Let it be known that this fine community member was interested in MARS not for regression, as is its usual role, but for classification. This first challenge is easily accomplished using the Pipeline class, as follows.
from sklearn.pipeline import Pipeline
from sklearn.linear_model import LogisticRegression
from pyearth import Earth
model = Pipeline([('earth',Earth()),('log',LogisticRegression())])
The above construction is equivalent to using the earth package from R with glm=list(family=binomial).
Adaboost requires a classifier that can handle weighted samples. The Earth class satisfies this requirement. LogisticRegression does not, but we can replace it with SGDClassifier using loss=’log’ to get an equivalent Pipeline that can handle sample weights. Or, at least, it seems like it could. As it turns out, though, the Pipeline class doesn’t actually know how to act as a base estimator in AdaBoostClassifier. When you try to fit the resulting model, you get an error.
from sklearn.pipeline import Pipeline
from pyearth import Earth
from sklearn.linear_model.stochastic_gradient import SGDClassifier
from sklearn.datasets import make_classification
from sklearn.ensemble.weight_boosting import AdaBoostClassifier
X, y = make_classification()
classifier = Pipeline([('earth',Earth()),('log',SGDClassifier(loss='log'))])
model = AdaBoostClassifier(base_estimator=classifier)
model.fit(X, y)
This code produces TypeError: base_estimator must be a subclass of ClassifierMixin. You can get to the next error by making a special subclass of Pipeline like so.
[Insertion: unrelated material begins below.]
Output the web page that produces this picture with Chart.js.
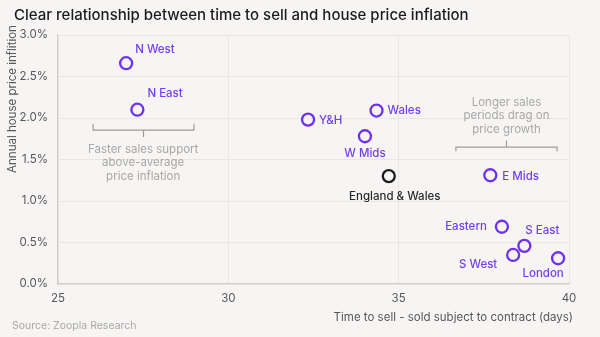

from sklearn.pipeline import Pipeline
from pyearth import Earth
from sklearn.linear_model.stochastic_gradient import SGDClassifier
from sklearn.datasets import make_classification
from sklearn.ensemble.weight_boosting import AdaBoostClassifier
from sklearn.base import ClassifierMixin
class ClassifierPipeline(Pipeline, ClassifierMixin):
@property
def classes_(self):
return self.steps[-1][1].classes_
X, y = make_classification()
classifier = ClassifierPipeline([('earth',Earth()),('log',SGDClassifier(loss='log'))])
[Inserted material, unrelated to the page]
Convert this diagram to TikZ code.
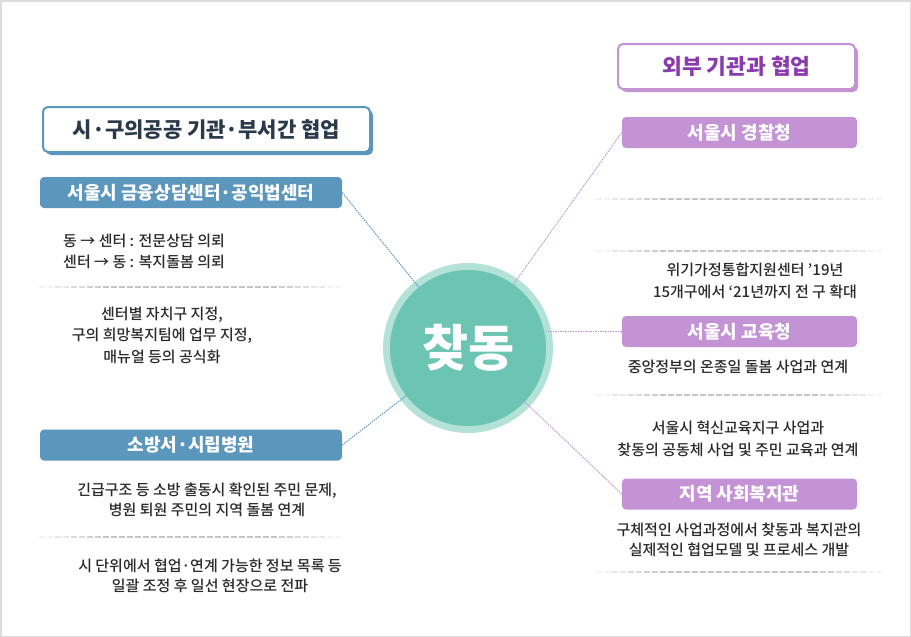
\documentclass[tikz,border=0pt]{standalone}
\usepackage{fontspec}
\setmainfont{Noto Sans CJK KR}
\newfontfamily\medfont{Noto Sans CJK KR Medium}
\usetikzlibrary{calc}
\definecolor{bluebox}{HTML}{5B96BD}
\definecolor{navytxt}{HTML}{2B3A4A}
\definecolor{purpbox}{HTML}{C393D6}
\definecolor{purptxt}{HTML}{8A3AAC}
\definecolor{tealin}{HTML}{6CC4B3}
\definecolor{tealring}{HTML}{B4E2D9}
\definecolor{bodytxt}{HTML}{2A2A2A}
\definecolor{sepgray}{HTML}{C4C4C4}
\definecolor{framegray}{HTML}{DDDDDD}
\tikzset{
  hdrbox/.style={draw=#1, line width=2pt, fill=white, rounded corners=5pt, minimum height=45pt, inner sep=0pt},
  hdrshadow/.style={fill=#1, rounded corners=5pt, minimum height=45pt, inner sep=0pt},
  catbox/.style={fill=#1, rounded corners=4pt, minimum height=31pt, inner sep=0pt, text=white, font=\fontsize{18}{20}\selectfont\bfseries},
  bodytext/.style={text=bodytxt, align=center, inner sep=0pt, font=\medfont\fontsize{15}{#1}\selectfont},
  bodytext/.default=21,
  sepline/.style={draw=sepgray, line width=1.3pt, dash pattern=on 6pt off 2pt},
  bluelink/.style={draw=bluebox, line width=0.9pt, dash pattern=on 1.6pt off 0.9pt},
  purplink/.style={draw=purpbox, line width=0.9pt, dash pattern=on 1.6pt off 0.9pt},
}
% fading dashed separator: #1 start coordinate, #2 number of 16pt segments
\newcommand\sepfade[2]{%
  \foreach \i in {1,...,#2}{%
    \pgfmathsetmacro\opa{min(1,min(\i,#2+1-\i)/5)}%
    \draw[sepline, draw opacity=\opa] ($(#1)+(16*\i-16,0)$) -- ($(#1)+(16*\i,0)$);
  }%
}
\begin{document}
\begin{tikzpicture}[x=1pt,y=-1pt]
\useasboundingbox (0,0) rectangle (911,637);
\draw[framegray, line width=1.5pt] (0.75,0.75) rectangle (910.25,636.25);

% ---------- left header ----------
\node[hdrshadow=bluebox, minimum width=327pt] (lhs) at (209.5,132.5) {};
\node[hdrbox=bluebox, minimum width=327pt, text=navytxt, font=\fontsize{21}{22}\selectfont\bfseries] (lh) at (206.5,129.5) {시·구의공공 기관·부서간 협업};

% ---------- right header ----------
\node[hdrshadow=purpbox, minimum width=237pt] (rhs) at (739.5,69.5) {};
\node[hdrbox=purpbox, minimum width=237pt, text=purptxt, font=\fontsize{21.5}{22}\selectfont\bfseries] (rh) at (736.5,66.5) {외부 기관과 협업};

% ---------- left boxes ----------
\node[catbox=bluebox, minimum width=302pt] (b1) at (191,192.5) {서울시 금융상담센터·공익법센터};
\node[catbox=bluebox, minimum width=302pt] (b2) at (191,445) {소방서·시립병원};

\node[bodytext, align=left, anchor=west] (t1) at (63,251.5) {동 → 센터 : 전문상담 의뢰\\센터 → 동 : 복지돌봄 의뢰};
\node[bodytext=21.5] (t2) at (162,335) {센터별 자치구 지정,\\구의 희망복지팀에 업무 지정,\\매뉴얼 등의 공식화};
\node[bodytext=20] (t3) at (207,500) {긴급구조 등 소방 출동시 확인된 주민 문제,\\병원 퇴원 주민의 지역 돌봄 연계};
\node[bodytext=20] (t4) at (210,575.5) {시 단위에서 협업·연계 가능한 정보 목록 등\\일괄 조정 후 일선 현장으로 전파};

\coordinate (ls1) at (39,287);
\coordinate (ls2) at (39,537);
\sepfade{ls1}{19}
\sepfade{ls2}{19}

% ---------- right boxes ----------
\node[catbox=purpbox, minimum width=235pt] (p1) at (739.5,132.5) {서울시 경찰청};
\node[catbox=purpbox, minimum width=235pt] (p2) at (739.5,331.5) {서울시 교육청};
\node[catbox=purpbox, minimum width=235pt] (p3) at (739.5,494) {지역 사회복지관};

\node[bodytext=22] (r1) at (755,281) {위기가정통합지원센터 ’19년\\15개구에서 ‘21년까지 전 구 확대};
\node[bodytext] (r2) at (738,366.5) {중앙정부의 온종일 돌봄 사업과 연계};
\node[bodytext=22] (r3) at (738,439) {서울시 혁신교육지구 사업과\\찾동의 공동체 사업 및 주민 교육과 연계};
\node[bodytext=20] (r4) at (739,540) {구체적인 사업과정에서 찾동과 복지관의\\실제적인 협업모델 및 프로세스 개발};

\coordinate (rs1) at (596,199);
\coordinate (rs2) at (596,251);
\coordinate (rs3) at (596,395);
\coordinate (rs4) at (596,572);
\sepfade{rs1}{18}
\sepfade{rs2}{18}
\sepfade{rs3}{18}
\sepfade{rs4}{18}

% ---------- centre ----------
\node[circle, fill=tealring, minimum size=170pt, inner sep=0pt] (ring) at (468,348) {};
\node[circle, fill=tealin, minimum size=156pt, inner sep=0pt, text=white, font=\fontsize{50}{54}\selectfont\bfseries] (core) at (468,348) {찾동};

% ---------- connectors ----------
\draw[bluelink] (b1.east) -- (core);
\draw[bluelink] (b2.east) -- (core);
\draw[purplink] (p1.west) -- (core);
\draw[purplink] (p2.west) -- (p2.west -| core.east);
\draw[purplink] (p3.west) -- (core);
\end{tikzpicture}
\end{document}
model = AdaBoostClassifier(base_estimator=classifier)
model.fit(X, y)
Now this code gives ValueError: need more than 1 value to unpack. That’s somewhat more inscrutible. To get around this one you actually have to rewrite part of the Pipeline class itself. I posted a modified Pipeline as a gist. You can patch it in and use it like this.
import pipeline as alt_pipeline
from sklearn.base import ClassifierMixin
from pyearth import Earth
from sklearn.linear_model.stochastic_gradient import SGDClassifier
from sklearn.datasets import make_classification
from sklearn.ensemble.weight_boosting import AdaBoostClassifier
class ClassifierPipeline(alt_pipeline.Pipeline, ClassifierMixin):
@property
def classes_(self):
return self.steps[-1][1].classes_
X, y = make_classification()
classifier = ClassifierPipeline([('earth',Earth()),('log',SGDClassifier(loss='log'))])
model = AdaBoostClassifier(base_estimator=classifier)
model.fit(X, y)
So that’s how you use AdaBoost with MARS in Python.